◆ Problem to solve: Transcribe the listing exactly, leaving out every picture.

◆ Information shown:
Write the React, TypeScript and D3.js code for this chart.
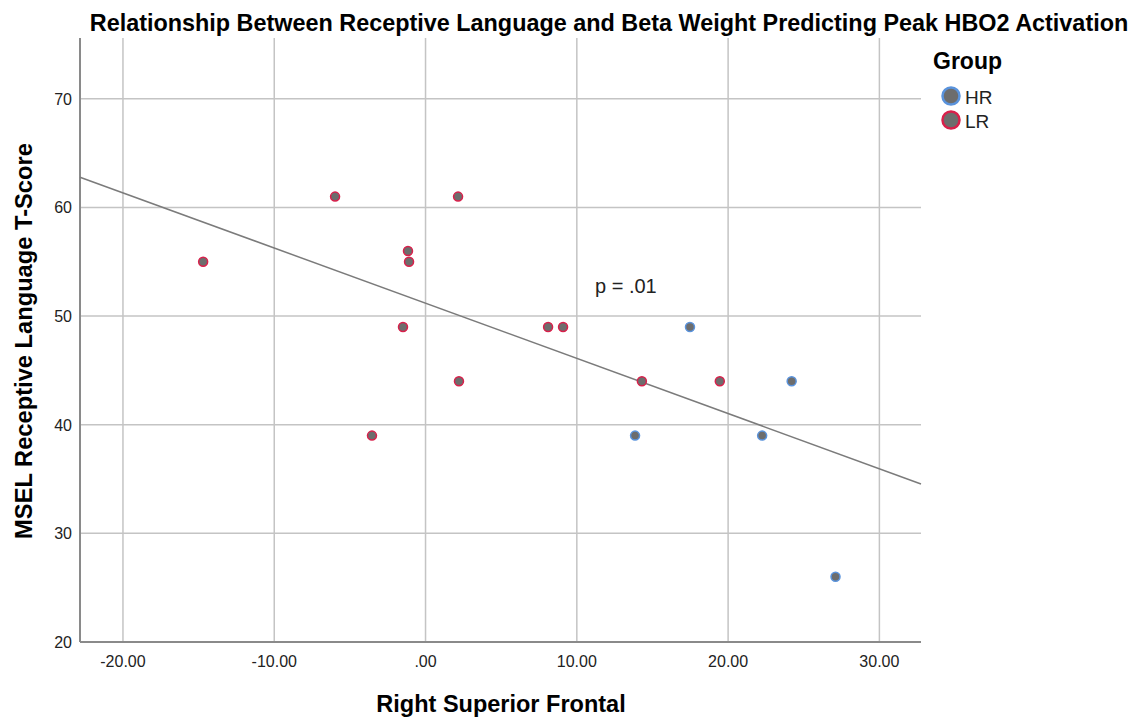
import React, { useEffect, useRef } from 'react';
import * as d3 from 'd3';

// values
const groups = ['HR', 'LR'];
const lrX = [-14.7, -5.98, 2.15, -1.16, -1.09, -1.49, 2.21, -3.54, 8.1, 9.09, 14.3, 19.45];
const lrY = [55, 61, 61, 56, 55, 49, 44, 39, 49, 49, 44, 44];
const hrX = [17.48, 13.85, 22.25, 24.2, 27.1];
const hrY = [49, 39, 39, 44, 26];
const xTicks = [-20, -10, 0, 10, 20, 30];
const yTicks = [20, 30, 40, 50, 60, 70];

const W = 1143;
const H = 717;
const FONT = '"Liberation Sans", Arial, sans-serif';

const fmtX = (v: number) => {
  const s = v.toFixed(2);
  if (s.startsWith('0')) return s.slice(1);
  return s;
};

const App = () => {
  const ref = useRef<SVGSVGElement>(null);

  useEffect(() => {
    if (!ref.current) return;
    const svg = d3.select(ref.current);
    svg.selectAll('*').remove();

    const left = 80, right = 921, top = 38, bottom = 642;

    const x = d3.scaleLinear().domain([-22.84, 32.75]).range([left, right]);
    const y = d3.scaleLinear().domain([20, 75.6]).range([bottom, top]);

    const pts = [
      ...lrX.map((v, i) => ({ x: v, y: lrY[i], g: 'LR' })),
      ...hrX.map((v, i) => ({ x: v, y: hrY[i], g: 'HR' })),
    ];

    const stroke: Record<string, string> = { HR: '#5a93dc', LR: '#d9204b' };

    // grid
    svg.append('g')
      .selectAll('line')
      .data(xTicks)
      .enter().append('line')
      .attr('x1', d => x(d)).attr('x2', d => x(d))
      .attr('y1', top).attr('y2', bottom)
      .attr('stroke', '#c4c4c4').attr('stroke-width', 1.5);

    svg.append('g')
      .selectAll('line')
      .data(yTicks.filter(d => d > 20))
      .enter().append('line')
      .attr('x1', left).attr('x2', right)
      .attr('y1', d => y(d)).attr('y2', d => y(d))
      .attr('stroke', '#c4c4c4').attr('stroke-width', 1.5);

    // axes lines
    svg.append('line')
      .attr('x1', left).attr('x2', left).attr('y1', top).attr('y2', bottom)
      .attr('stroke', '#8a8a8a').attr('stroke-width', 2);
    svg.append('line')
      .attr('x1', left).attr('x2', right).attr('y1', bottom).attr('y2', bottom)
      .attr('stroke', '#8a8a8a').attr('stroke-width', 2);

    // tick labels
    svg.append('g')
      .selectAll('text')
      .data(xTicks)
      .enter().append('text')
      .attr('x', d => x(d)).attr('y', 667)
      .attr('text-anchor', 'middle')
      .attr('font-family', FONT).attr('font-size', 16).attr('fill', '#222')
      .text(d => fmtX(d));

    svg.append('g')
      .selectAll('text')
      .data(yTicks)
      .enter().append('text')
      .attr('x', 72).attr('y', d => y(d) + 6)
      .attr('text-anchor', 'end')
      .attr('font-family', FONT).attr('font-size', 16).attr('fill', '#222')
      .text(d => d);

    // regression line (least squares on all points)
    const mx = d3.mean(pts, d => d.x) as number;
    const my = d3.mean(pts, d => d.y) as number;
    const sxy = d3.sum(pts, d => (d.x - mx) * (d.y - my));
    const sxx = d3.sum(pts, d => (d.x - mx) ** 2);
    const slope = sxy / sxx;
    const icpt = my - slope * mx;
    const [x0, x1] = x.domain();
    svg.append('line')
      .attr('x1', x(x0)).attr('y1', y(icpt + slope * x0))
      .attr('x2', x(x1)).attr('y2', y(icpt + slope * x1))
      .attr('stroke', '#7b7b7b').attr('stroke-width', 1.5);

    // points
    svg.append('g')
      .selectAll('circle')
      .data(pts)
      .enter().append('circle')
      .attr('cx', d => x(d.x)).attr('cy', d => y(d.y))
      .attr('r', 4.5)
      .attr('fill', '#6d6d6d')
      .attr('stroke', d => stroke[d.g])
      .attr('stroke-width', 1.5);

    // annotation
    svg.append('text')
      .attr('x', x(11.2)).attr('y', y(52.4) + 3)
      .attr('font-family', FONT).attr('font-size', 20).attr('fill', '#222')
      .text('p = .01');

    // titles
    svg.append('text')
      .attr('x', 609).attr('y', 31)
      .attr('text-anchor', 'middle')
      .attr('font-family', FONT).attr('font-size', 23.4).attr('font-weight', 'bold')
      .text('Relationship Between Receptive Language and Beta Weight Predicting Peak HBO2 Activation');

    svg.append('text')
      .attr('x', 501).attr('y', 712)
      .attr('text-anchor', 'middle')
      .attr('font-family', FONT).attr('font-size', 23.5).attr('font-weight', 'bold')
      .text('Right Superior Frontal');

    svg.append('text')
      .attr('transform', `translate(32,341) rotate(-90)`)
      .attr('text-anchor', 'middle')
      .attr('font-family', FONT).attr('font-size', 23.7).attr('font-weight', 'bold')
      .text('MSEL Receptive Language T-Score');

    // legend
    svg.append('text')
      .attr('x', 933).attr('y', 69)
      .attr('font-family', FONT).attr('font-size', 23).attr('font-weight', 'bold')
      .text('Group');

    const lg = svg.append('g')
      .selectAll('g')
      .data(groups)
      .enter().append('g')
      .attr('transform', (d, i) => `translate(951,${96 + i * 24})`);
    lg.append('circle')
      .attr('r', 8.5)
      .attr('fill', '#6d6d6d')
      .attr('stroke', d => stroke[d])
      .attr('stroke-width', 2.5);
    lg.append('text')
      .attr('x', 14).attr('y', 7.5)
      .attr('font-family', FONT).attr('font-size', 19).attr('fill', '#222')
      .text(d => d);
  }, []);

  return (
    <svg ref={ref} width={W} height={H} style={{ position: 'absolute', left: 0, top: 0, background: '#fff' }} />
  );
};

export default App;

◆ Task output:
Write the React, TypeScript and D3.js code for this chart.
import React, { useEffect, useRef } from 'react';
import * as d3 from 'd3';

// values
const groups = ['HR', 'LR'];
const lrX = [-14.7, -5.98, 2.15, -1.16, -1.09, -1.49, 2.21, -3.54, 8.1, 9.09, 14.3, 19.45];
const lrY = [55, 61, 61, 56, 55, 49, 44, 39, 49, 49, 44, 44];
const hrX = [17.48, 13.85, 22.25, 24.2, 27.1];
const hrY = [49, 39, 39, 44, 26];
const xTicks = [-20, -10, 0, 10, 20, 30];
const yTicks = [20, 30, 40, 50, 60, 70];

const W = 1143;
const H = 717;
const FONT = '"Liberation Sans", Arial, sans-serif';

const fmtX = (v: number) => {
  const s = v.toFixed(2);
  if (s.startsWith('0')) return s.slice(1);
  return s;
};

const App = () => {
  const ref = useRef<SVGSVGElement>(null);

  useEffect(() => {
    if (!ref.current) return;
    const svg = d3.select(ref.current);
    svg.selectAll('*').remove();

    const left = 80, right = 921, top = 38, bottom = 642;

    const x = d3.scaleLinear().domain([-22.84, 32.75]).range([left, right]);
    const y = d3.scaleLinear().domain([20, 75.6]).range([bottom, top]);

    const pts = [
      ...lrX.map((v, i) => ({ x: v, y: lrY[i], g: 'LR' })),
      ...hrX.map((v, i) => ({ x: v, y: hrY[i], g: 'HR' })),
    ];

    const stroke: Record<string, string> = { HR: '#5a93dc', LR: '#d9204b' };

    // grid
    svg.append('g')
      .selectAll('line')
      .data(xTicks)
      .enter().append('line')
      .attr('x1', d => x(d)).attr('x2', d => x(d))
      .attr('y1', top).attr('y2', bottom)
      .attr('stroke', '#c4c4c4').attr('stroke-width', 1.5);

    svg.append('g')
      .selectAll('line')
      .data(yTicks.filter(d => d > 20))
      .enter().append('line')
      .attr('x1', left).attr('x2', right)
      .attr('y1', d => y(d)).attr('y2', d => y(d))
      .attr('stroke', '#c4c4c4').attr('stroke-width', 1.5);

    // axes lines
    svg.append('line')
      .attr('x1', left).attr('x2', left).attr('y1', top).attr('y2', bottom)
      .attr('stroke', '#8a8a8a').attr('stroke-width', 2);
    svg.append('line')
      .attr('x1', left).attr('x2', right).attr('y1', bottom).attr('y2', bottom)
      .attr('stroke', '#8a8a8a').attr('stroke-width', 2);

    // tick labels
    svg.append('g')
      .selectAll('text')
      .data(xTicks)
      .enter().append('text')
      .attr('x', d => x(d)).attr('y', 667)
      .attr('text-anchor', 'middle')
      .attr('font-family', FONT).attr('font-size', 16).attr('fill', '#222')
      .text(d => fmtX(d));

    svg.append('g')
      .selectAll('text')
      .data(yTicks)
      .enter().append('text')
      .attr('x', 72).attr('y', d => y(d) + 6)
      .attr('text-anchor', 'end')
      .attr('font-family', FONT).attr('font-size', 16).attr('fill', '#222')
      .text(d => d);

    // regression line (least squares on all points)
    const mx = d3.mean(pts, d => d.x) as number;
    const my = d3.mean(pts, d => d.y) as number;
    const sxy = d3.sum(pts, d => (d.x - mx) * (d.y - my));
    const sxx = d3.sum(pts, d => (d.x - mx) ** 2);
    const slope = sxy / sxx;
    const icpt = my - slope * mx;
    const [x0, x1] = x.domain();
    svg.append('line')
      .attr('x1', x(x0)).attr('y1', y(icpt + slope * x0))
      .attr('x2', x(x1)).attr('y2', y(icpt + slope * x1))
      .attr('stroke', '#7b7b7b').attr('stroke-width', 1.5);

    // points
    svg.append('g')
      .selectAll('circle')
      .data(pts)
      .enter().append('circle')
      .attr('cx', d => x(d.x)).attr('cy', d => y(d.y))
      .attr('r', 4.5)
      .attr('fill', '#6d6d6d')
      .attr('stroke', d => stroke[d.g])
      .attr('stroke-width', 1.5);

    // annotation
    svg.append('text')
      .attr('x', x(11.2)).attr('y', y(52.4) + 3)
      .attr('font-family', FONT).attr('font-size', 20).attr('fill', '#222')
      .text('p = .01');

    // titles
    svg.append('text')
      .attr('x', 609).attr('y', 31)
      .attr('text-anchor', 'middle')
      .attr('font-family', FONT).attr('font-size', 23.4).attr('font-weight', 'bold')
      .text('Relationship Between Receptive Language and Beta Weight Predicting Peak HBO2 Activation');

    svg.append('text')
      .attr('x', 501).attr('y', 712)
      .attr('text-anchor', 'middle')
      .attr('font-family', FONT).attr('font-size', 23.5).attr('font-weight', 'bold')
      .text('Right Superior Frontal');

    svg.append('text')
      .attr('transform', `translate(32,341) rotate(-90)`)
      .attr('text-anchor', 'middle')
      .attr('font-family', FONT).attr('font-size', 23.7).attr('font-weight', 'bold')
      .text('MSEL Receptive Language T-Score');

    // legend
    svg.append('text')
      .attr('x', 933).attr('y', 69)
      .attr('font-family', FONT).attr('font-size', 23).attr('font-weight', 'bold')
      .text('Group');

    const lg = svg.append('g')
      .selectAll('g')
      .data(groups)
      .enter().append('g')
      .attr('transform', (d, i) => `translate(951,${96 + i * 24})`);
    lg.append('circle')
      .attr('r', 8.5)
      .attr('fill', '#6d6d6d')
      .attr('stroke', d => stroke[d])
      .attr('stroke-width', 2.5);
    lg.append('text')
      .attr('x', 14).attr('y', 7.5)
      .attr('font-family', FONT).attr('font-size', 19).attr('fill', '#222')
      .text(d => d);
  }, []);

  return (
    <svg ref={ref} width={W} height={H} style={{ position: 'absolute', left: 0, top: 0, background: '#fff' }} />
  );
};

export default App;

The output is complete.